Timing Your Career Move July 1st, 2007
When you’re thinking about making a move up the corporate ladder at another firm, take your time to find the right position for you. However, knowing when the time is right to jump ship, is crucial in finding a new position.
Here are some warning signs it’s time to look for a new position, according to Martha Heller, managing director of the IT Leadership Practice at ZRG, for CIO.com:
“You report to the CFO now, not to the CEO. Once the CEO restructures and puts you under finance, he or she is sending a clear sign. Unless cutting budgets and watching your pennies is your thing, it is probably time to get out.
“Your company is on the block. If the parent company announces its intention to sell your division, your future will most likely take one of three paths: 1) you will be asked to downsize your organization, 2) you will be asked to take a package and leave yourself, or 3) once the sale takes place, you will be replaced by someone from the new company.

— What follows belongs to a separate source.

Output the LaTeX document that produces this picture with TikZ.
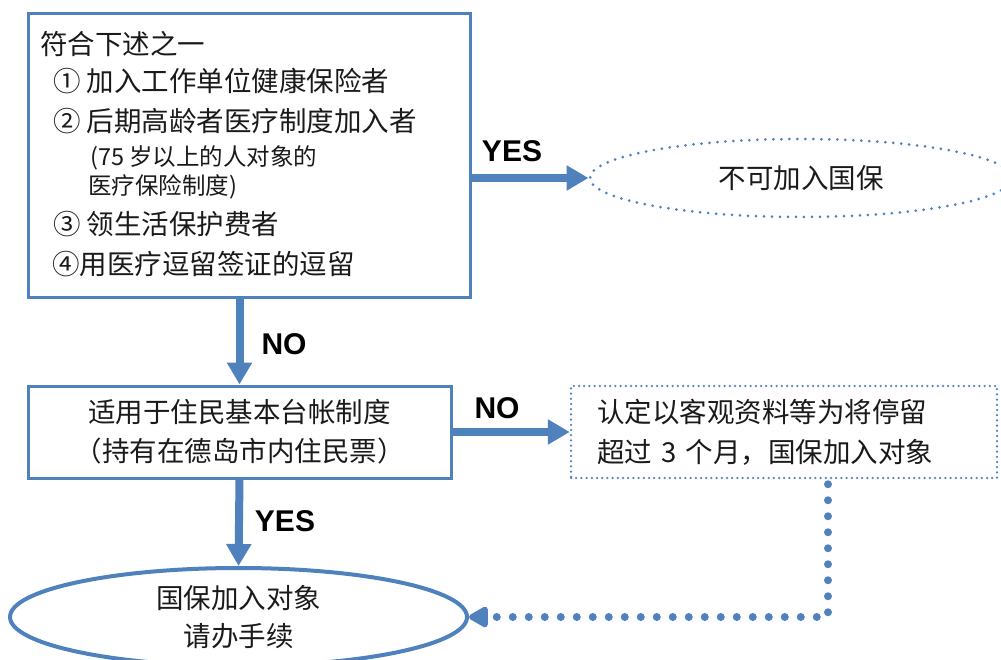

“You don’t find work challenging. If you gain gratification from bringing order to chaos, it is time to move on when you’ve steadied the ship and can put it on auto-pilot. In the best of circumstances, once you’ve turned around an organization, you are in a position to innovate and help grow the company. If you love a big mess, go find another one.
“You hate your new boss. In order to work effectively, members of a management team need to have some rapport. Chances are that you took the job in part because you were excited to work with the person hiring you. If that person leaves, and his or her replacement possesses characteristics and opinions that are anathema to your own, it may make sense to begin a job search. As you spend the time doing your best to nurture the new relationship, you can evaluate new opportunities as they come along.
“Your industry is failing. It is a courageous move to stay with a company that is dying but cannot reinvent itself to survive. Once you’ve gained all that you can from helping a company try to survive in an industry that isn’t making it, you might consider moving to an industry in growth mode.